Russia Won’t Meaningfully Enhance Military-Technical Cooperation With Pakistan
There are very clear lines that Russia won’t cross with Pakistan out of respect for India, and meaningfully strengthening military-technical ties is at the top of the list.
Pakistan’s Inter-Services Public Relations reported on Wednesday that Chairman of the Joint Chiefs of Staff Committee General Sahir Shamshad Mirza held talks in Moscow with Russia’s Deputy Defense Minister, Deputy Secretary of the Security Council, and Deputy Chief of the General Staff. According to their press release, trade, connectivity, and military-technical cooperation were discussed, but not much is expected to come from their meeting, especially on the military-technical front.
It was explained earlier in the month why “Pakistan Remains Reluctant To Comprehensively Expand Ties With Russia”, namely because it doesn’t dare defy the US on significant issues like clinching a strategic energy pact, instead remaining content with symbolic abstentions from UNGA votes on Ukraine. As for military-technical cooperation, Russia is content with annual joint anti-terrorist drills and sharing information about Afghan-emanating regional terrorist threats, neither of which offend India.

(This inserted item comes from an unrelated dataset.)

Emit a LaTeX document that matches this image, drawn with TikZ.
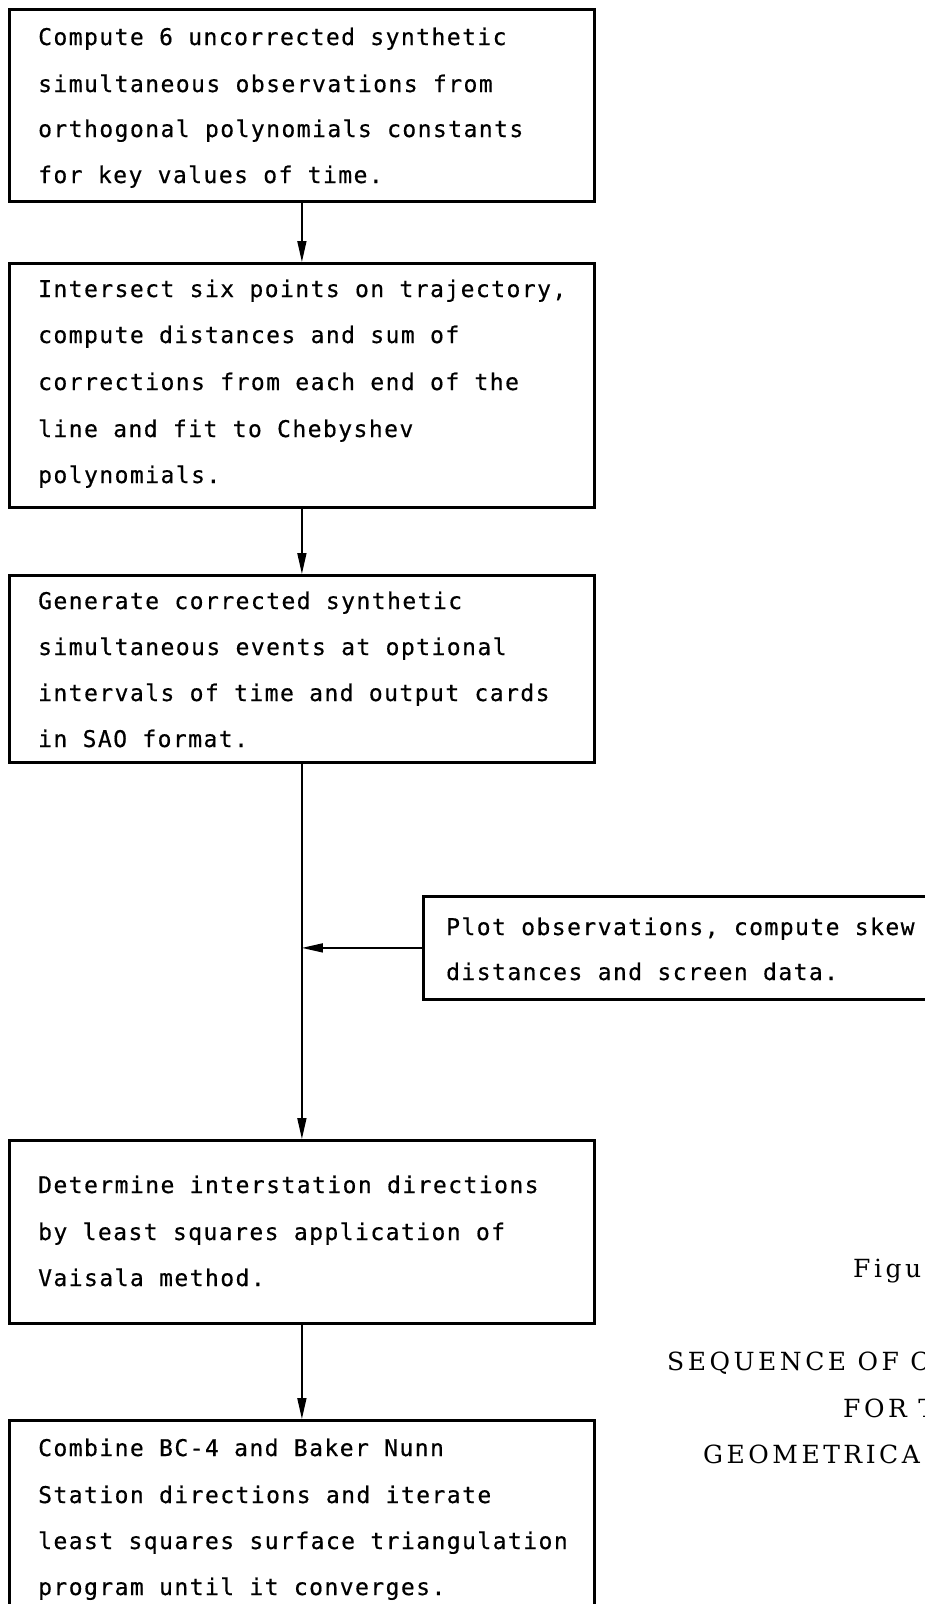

About that country, it’s Russia’s decades-long special and privileged strategic partner, and “Modi’s Trip To Moscow Was Much More Important Than Most Observers Realize” since it represented the end of the pro-BRI policymaking faction’s brief but astronomical rise in influence over the past year. To elaborate, this group believes that a return to Sino-US bi-multipolarity is inevitable so Russia should turbocharge China’s superpower trajectory as revenge against the US for everything that it did since 2022.
Their ”friendly rivals” are the established balancing/pragmatist faction which fears potentially disproportionate dependence on China and prefers relying on India as a counterweight to the People’s Republic. This group’s influence waned over the past year as the pro-BRI faction succeeded in sending eight strong signals hinting at an impending Russian pivot towards China, which were enumerated here and were the reason why Indian Prime Minister Narendra Modi came to Moscow on such short notice.

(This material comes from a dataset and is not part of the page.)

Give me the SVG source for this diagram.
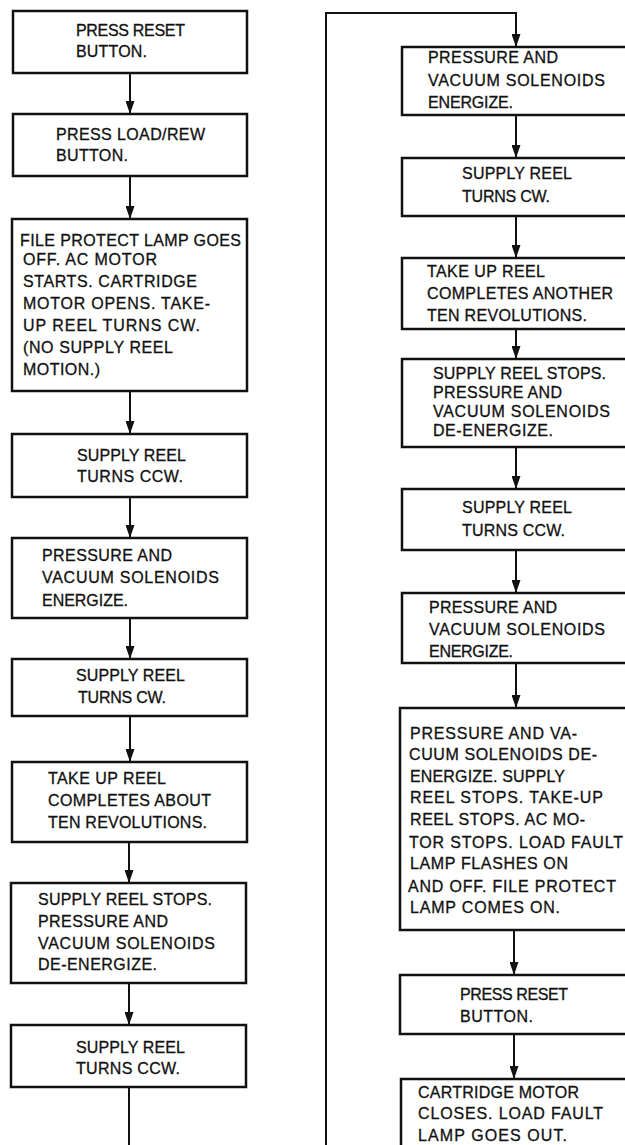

He sought to assess the reliability of Russia’s geopolitical balancing act amidst those troubling signs and was relieved to find out during his three-hour-long informal talks with President Putin that it’s back on track as a result of the three Asian moves over the past month that were described here. The Russian leader’s trips to North Korea and Vietnam, the progress made on clinching a reciprocal military logistics pact with India, and his hosting of Modi all showed that the pro-BRI faction is now under control.
That group was also very pro-Pakistani as naturally follows from its Sinocentric worldview so it’s highly unlikely that they’ll now be able to convince policymakers to scale military-technical cooperation with Pakistan as a result of Mirza’s visit. Interestingly, his trip to Moscow followed Modi’s, though that’s just scheduling coincidence since the Indian leader’s was on short notice while the Pakistani General’s was planned longer in advance.
It’s unimaginable that Russia would disrespect India by enhancing military-technical cooperation with Pakistan, let alone right after Modi’s visit and following the sudden decline of the pro-BRI faction’s policymaking influence, so experts like the RAND Corporation’s Derek Grossman are totally wrong. He tweeted an article about Mirza’s visit and wrote that “Russia continues to flirt with Pakistan”, but he’s been trolling Indians for a while already and was probably trying to bait them into reacting once again.
Like most of his ilk, Grossman isn’t an objective expert but an informal lobbyist who abuses his academic and professional credentials to advance certain agenda, in this case trying to divide Russia and India as part of the US’ doomed-to-fail plot. To that end, his deliberately misportrayed Russia’s intentions in hosting Mirza, which were to retain cordial relations and explore whether Pakistan is serious about scaling their energy and trade ties, not sincerely discuss more military-technical cooperation.
That last-mentioned subject was only discussed per protocol considering Mirza’s position, though his intentions might have also been to see whether Pakistan can drive a wedge between Russia and India in line with his US-aligned country’s agenda. There’s no realistic chance that Russia will throw away its newly enhanced special and privileged strategic partnership with India just for the sake of making a few extra bucks by exporting more advanced military-technical products to its hated Pakistani rival.
It wouldn’t even consider this even in the best-case scenario that Pakistan clinches their long-negotiated strategic energy pact and these two ramp up real-sector trade between them. There are very clear lines that Russia won’t cross with Pakistan out of respect for India, and meaningfully strengthening military-technical ties is at the top of the list. Anyone who nowadays thinks otherwise either doesn’t appreciate India’s privileged role in Russian grand strategy or is deliberately trying to divide those two.